# Your goal
Read the material below. Count the lines containing "this" and give that count alone.

○ ○ ○ ○

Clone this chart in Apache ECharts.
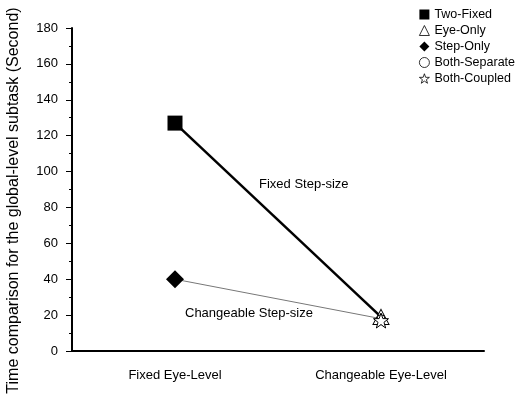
<!DOCTYPE html>
<html>
<head>
<meta charset="utf-8">
<script src="https://cdn.jsdelivr.net/npm/echarts@6/dist/echarts.min.js"></script>
<style>html,body{margin:0;padding:0;background:#fff;}#c{width:517px;height:397px;}</style>
</head>
<body>
<div id="c"></div>
<script>
const categories = ['Fixed Eye-Level', 'Changeable Eye-Level'];
const yTicks = [0, 20, 40, 60, 80, 100, 120, 140, 160, 180];
const twoFixed = [127, null];
const eyeOnly = [null, 19];
const stepOnly = [40, null];
const bothSeparate = [null, 18];
const bothCoupled = [null, 17];
const fixedStepLine = [127, 19];
const changeableStepLine = [40, 18];
const annotations = ['Fixed Step-size', 'Changeable Step-size'];

const STAR = 'path://M50 0 L61.8 33.8 L97.6 34.5 L69 56.2 L79.4 90.5 L50 70 L20.6 90.5 L31 56.2 L2.4 34.5 L38.2 33.8 Z';
const font = 'Liberation Sans, Arial, sans-serif';
const chart = echarts.init(document.getElementById('c'));
const hollow = {color: '#fff', borderColor: '#000', borderWidth: 1, opacity: 1};
chart.setOption({
  animation: false,
  textStyle: {fontFamily: font},
  grid: {left: 72, right: 33, top: 28, bottom: 46, outerBoundsMode: 'none', containLabel: false},
  legend: {
    orient: 'vertical', left: 414, top: 3, itemGap: 3, itemWidth: 10, itemHeight: 10,
    textStyle: {fontSize: 12.5, color: '#000', fontFamily: font},
    itemStyle: {borderWidth: 0.8},
    data: ['Two-Fixed', 'Eye-Only', 'Step-Only', 'Both-Separate', 'Both-Coupled']
  },
  xAxis: {
    type: 'category', data: categories, boundaryGap: true,
    axisLine: {lineStyle: {color: '#000', width: 2}},
    axisTick: {alignWithLabel: true, inside: true, length: 6, lineStyle: {color: '#000'}},
    axisLabel: {color: '#000', fontSize: 13, margin: 18, fontFamily: font},
    splitLine: {show: false}
  },
  yAxis: {
    type: 'value', min: 0, max: 180, interval: 20,
    name: 'Time comparison for the global-level subtask (Second)',
    nameLocation: 'middle', nameGap: 50,
    nameTextStyle: {fontSize: 16, color: '#000', fontFamily: font, padding: [0, 22, 0, 0]},
    axisLine: {show: true, lineStyle: {color: '#000', width: 2}},
    axisTick: {show: true, length: 6, lineStyle: {color: '#000'}},
    minorTick: {show: true, splitNumber: 2, length: 3, lineStyle: {color: '#000'}},
    axisLabel: {color: '#000', fontSize: 13, margin: 14, fontFamily: font,
      formatter: v => yTicks.includes(v) ? String(v) : ''},
    splitLine: {show: false}
  },
  graphic: [
    {type: 'text', left: 259, top: 178, style: {text: annotations[0], fill: '#000', font: '13px ' + font}},
    {type: 'text', left: 185, top: 307, style: {text: annotations[1], fill: '#000', font: '13px ' + font}}
  ],
  series: [
    {type: 'line', data: fixedStepLine, symbol: 'none', lineStyle: {color: '#000', width: 2.5}, silent: true, z: 1},
    {type: 'line', data: changeableStepLine, symbol: 'none', lineStyle: {color: '#777', width: 1}, silent: true, z: 1},
    {name: 'Two-Fixed', type: 'scatter', data: twoFixed, symbol: 'rect', symbolSize: 15, itemStyle: {color: '#000', opacity: 1}, z: 3},
    {name: 'Eye-Only', type: 'scatter', data: eyeOnly, symbol: 'triangle', symbolSize: [16, 15], itemStyle: hollow, z: 3},
    {name: 'Step-Only', type: 'scatter', data: stepOnly, symbol: 'diamond', symbolSize: 18, itemStyle: {color: '#000', opacity: 1}, z: 3},
    {name: 'Both-Separate', type: 'scatter', data: bothSeparate, symbol: 'circle', symbolSize: 8, itemStyle: hollow, z: 3},
    {name: 'Both-Coupled', type: 'scatter', data: bothCoupled, symbol: STAR, symbolSize: 15, itemStyle: hollow, z: 3}
  ]
});
</script>
</body>
</html>
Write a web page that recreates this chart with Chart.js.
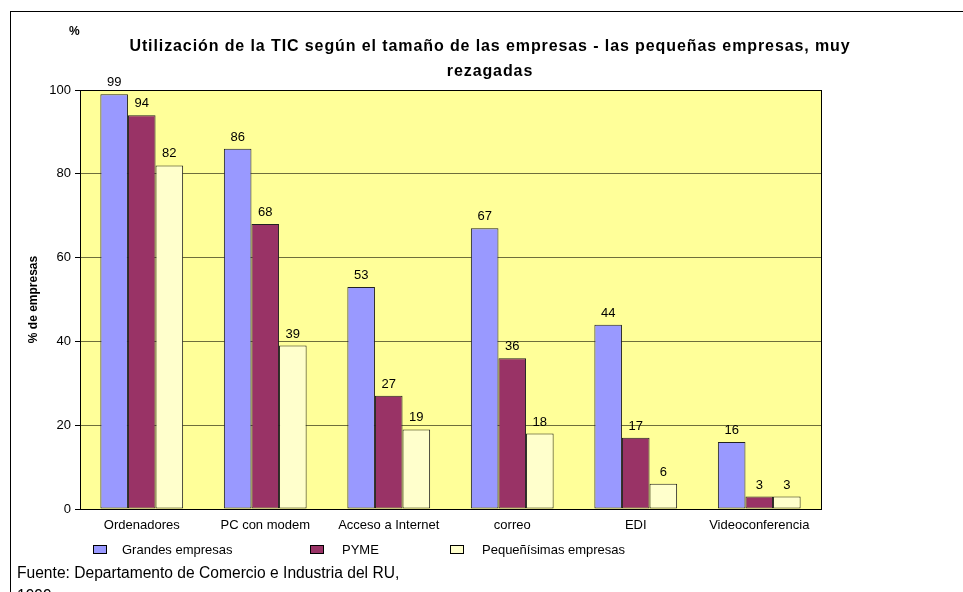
<!DOCTYPE html>
<html lang="es">
<head>
<meta charset="UTF-8" />
<title>Utilización de la TIC</title>
<script src="https://cdn.jsdelivr.net/npm/chart.js"></script>
<style>
    body { margin: 0; background: #fff; font-family: "Liberation Sans", Arial, sans-serif; }
    .wrap { position: relative; width: 963px; height: 592px; overflow: hidden; }
    .frame { position: absolute; left: 10px; top: 11px; width: 1000px; height: 700px; border: 1px solid #000; box-sizing: border-box; }
    canvas { position: absolute; left: 0; top: 0; }
    .title { position: absolute; left: 90px; width: 800px; top: 33px; text-align: center; font-weight: bold; font-size: 16px; line-height: 25px; letter-spacing: 0.9px; color: #000; }
    .pct { position: absolute; left: 69px; top: 24px; font-weight: bold; font-size: 12px; }
    .legend { position: absolute; top: 542px; left: 0; font-size: 13px; }
    .legend span { position: absolute; white-space: nowrap; }
    .legend i { position: absolute; width: 14px; height: 9px; border: 1px solid #000; top: 3px; box-sizing: border-box; }
    .foot { position: absolute; left: 17px; top: 561px; font-size: 15.6px; line-height: 23px; }
</style>
</head>
<body>
<div class="wrap">
    <div class="frame"></div>
    <canvas id="chart" width="963" height="592"></canvas>
    <div class="title">Utilización de la TIC según el tamaño de las empresas - las pequeñas empresas, muy<br>rezagadas</div>
    <div class="pct">%</div>
    <div class="legend" id="legend"></div>
    <div class="foot">Fuente: Departamento de Comercio e Industria del RU,<br>1999</div>
</div>

<script>
    // data
    const categories = ["Ordenadores", "PC con modem", "Acceso a Internet", "correo", "EDI", "Videoconferencia"];
    const seriesNames = ["Grandes empresas", "PYME", "Pequeñísimas empresas"];
    const grandes = [99, 86, 53, 67, 44, 16];
    const pyme = [94, 68, 27, 36, 17, 3];
    const pequenas = [82, 39, 19, 18, 6, 3];
    const yTicks = [0, 20, 40, 60, 80, 100];

    const colors = ["#9999FF", "#993366", "#FFFFCC"];
    const FONT = "'Liberation Sans', Arial, sans-serif";

    // legend (html)
    const legendPos = [[93, 122], [310, 342], [450, 482]];
    const legendEl = document.getElementById("legend");
    seriesNames.forEach((name, i) => {
        const box = document.createElement("i");
        box.style.left = legendPos[i][0] + "px";
        box.style.background = colors[i];
        legendEl.appendChild(box);
        const txt = document.createElement("span");
        txt.style.left = legendPos[i][1] + "px";
        txt.textContent = name;
        legendEl.appendChild(txt);
    });

    // yellow plot area + black frame
    const plotArea = {
        id: "plotArea",
        beforeDraw(chart) {
            const { ctx, chartArea: a } = chart;
            ctx.save();
            ctx.fillStyle = "#FFFF99";
            ctx.fillRect(a.left, a.top, a.right - a.left, a.bottom - a.top);
            ctx.restore();
        },
        afterDraw(chart) {
            const { ctx, chartArea: a } = chart;
            ctx.save();
            ctx.strokeStyle = "#000";
            ctx.lineWidth = 1;
            ctx.strokeRect(Math.round(a.left) + 0.5, Math.round(a.top) + 0.5, Math.round(a.right - a.left), Math.round(a.bottom - a.top));
            ctx.restore();
        }
    };

    // value labels above bars
    const valueLabels = {
        id: "valueLabels",
        afterDatasetsDraw(chart) {
            const ctx = chart.ctx;
            ctx.save();
            ctx.font = "13px " + FONT;
            ctx.fillStyle = "#000";
            ctx.textAlign = "center";
            ctx.textBaseline = "bottom";
            chart.data.datasets.forEach((ds, i) => {
                chart.getDatasetMeta(i).data.forEach((bar, j) => {
                    ctx.fillText(ds.data[j], bar.x, bar.y - 5);
                });
            });
            ctx.restore();
        }
    };

    new Chart(document.getElementById("chart"), {
        type: "bar",
        data: {
            labels: categories,
            datasets: [
                { label: seriesNames[0], data: grandes, backgroundColor: colors[0] },
                { label: seriesNames[1], data: pyme, backgroundColor: colors[1] },
                { label: seriesNames[2], data: pequenas, backgroundColor: colors[2] },
            ].map(d => Object.assign(d, {
                borderColor: "#222",
                borderWidth: 1,
                borderSkipped: false,
                categoryPercentage: 0.67,
                barPercentage: 1,
            })),
        },
        options: {
            responsive: false,
            animation: false,
            layout: { padding: { left: 26, top: 90, right: 142, bottom: 53 } },
            plugins: {
                legend: { display: false },
                tooltip: { enabled: false },
            },
            scales: {
                x: {
                    afterFit(scale) { scale.height = 30; },
                    grid: { display: false },
                    border: { color: "#000" },
                    ticks: {
                        color: "#000",
                        maxRotation: 0,
                        autoSkip: false,
                        padding: 1,
                        font: { family: FONT, size: 13 },
                    },
                },
                y: {
                    min: 0,
                    max: 100,
                    afterFit(scale) { scale.width = 80 - 26; },
                    afterBuildTicks(scale) { scale.ticks = yTicks.map(v => ({ value: v })); },
                    grid: { color: "#6e6e3c", tickColor: "#000", tickLength: 5 },
                    border: { color: "#000" },
                    title: {
                        display: true,
                        text: "% de empresas",
                        color: "#000",
                        padding: { top: 0, bottom: 0 },
                        font: { family: FONT, size: 12, weight: "bold" },
                    },
                    ticks: {
                        color: "#000",
                        padding: 4,
                        font: { family: FONT, size: 13 },
                    },
                },
            },
        },
        plugins: [plotArea, valueLabels],
    });
</script>
</body>
</html>
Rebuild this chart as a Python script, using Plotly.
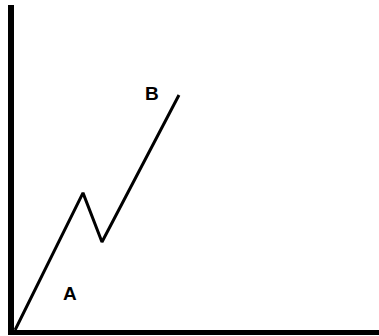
import plotly.graph_objects as go

# Zigzag path (data units on a 0-100 scale)
path_x = [0.3, 18.9, 24.1, 45.2]
path_y = [0.0, 42.2, 27.1, 72.3]

# Point labels
label_text = ["A", "B"]
label_x = [15.3, 37.7]
label_y = [11.2, 72.8]

fig = go.Figure()
fig.add_trace(go.Scatter(x=path_x, y=path_y, mode="lines",
                         line=dict(color="black", width=3),
                         hoverinfo="skip", showlegend=False))
for t, x, y in zip(label_text, label_x, label_y):
    fig.add_annotation(x=x, y=y, text=f"<b>{t}</b>", showarrow=False,
                       font=dict(family="Liberation Sans, Arial", size=19, color="black"),
                       xanchor="center", yanchor="middle")

fig.update_layout(
    width=379, height=336,
    margin=dict(l=14, r=0, t=5, b=6),
    paper_bgcolor="white", plot_bgcolor="white",
    showlegend=False,
    xaxis=dict(range=[0, 100], showgrid=False, zeroline=False, showticklabels=False,
               ticks="", showline=True, linecolor="black", linewidth=5, fixedrange=True),
    yaxis=dict(range=[0, 100], showgrid=False, zeroline=False, showticklabels=False,
               ticks="", showline=True, linecolor="black", linewidth=6, fixedrange=True),
)
fig.write_html("out.html", config={"displayModeBar": False},
               post_script="document.body.style.margin='0';document.body.style.overflow='hidden';")
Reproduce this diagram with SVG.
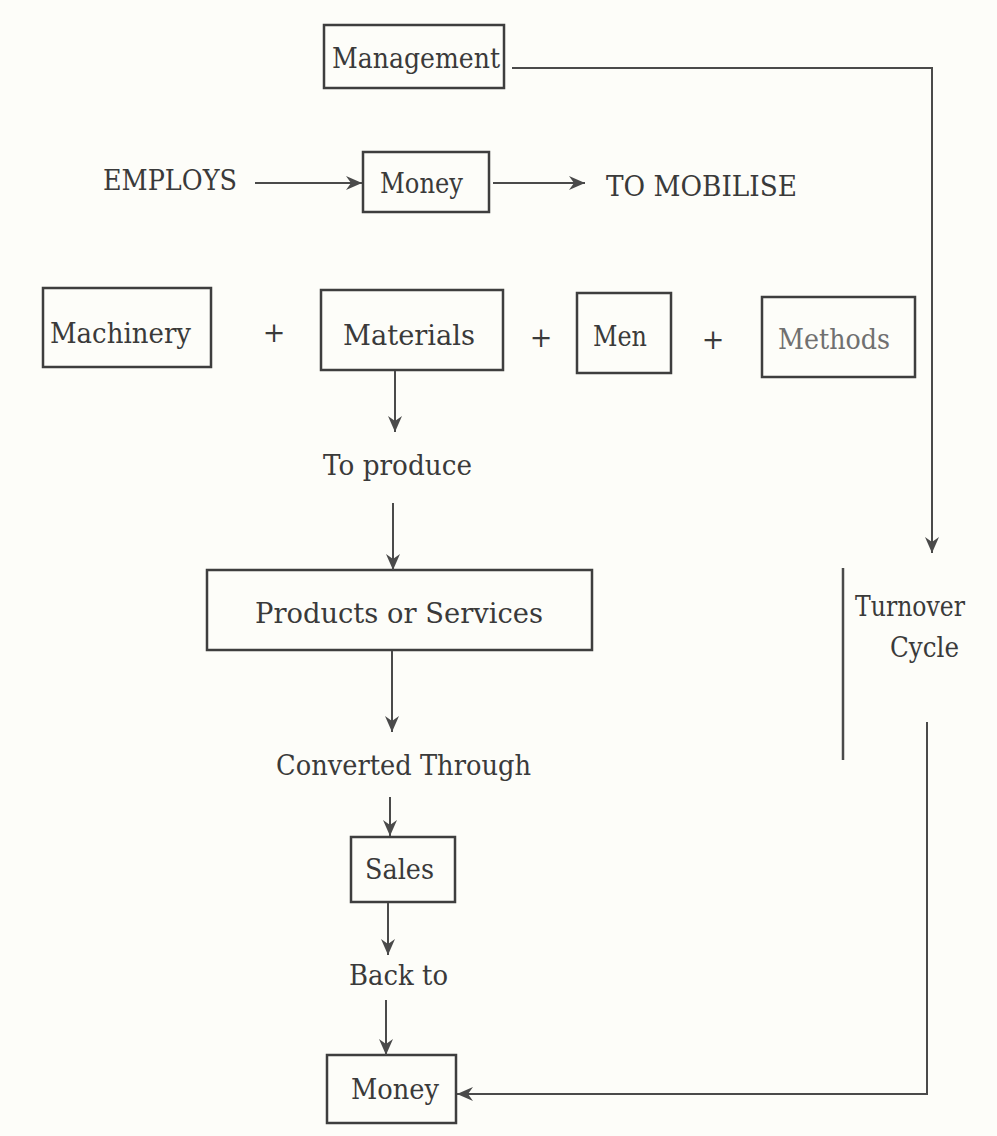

○ ○ ○ ○

# Answer for the task
4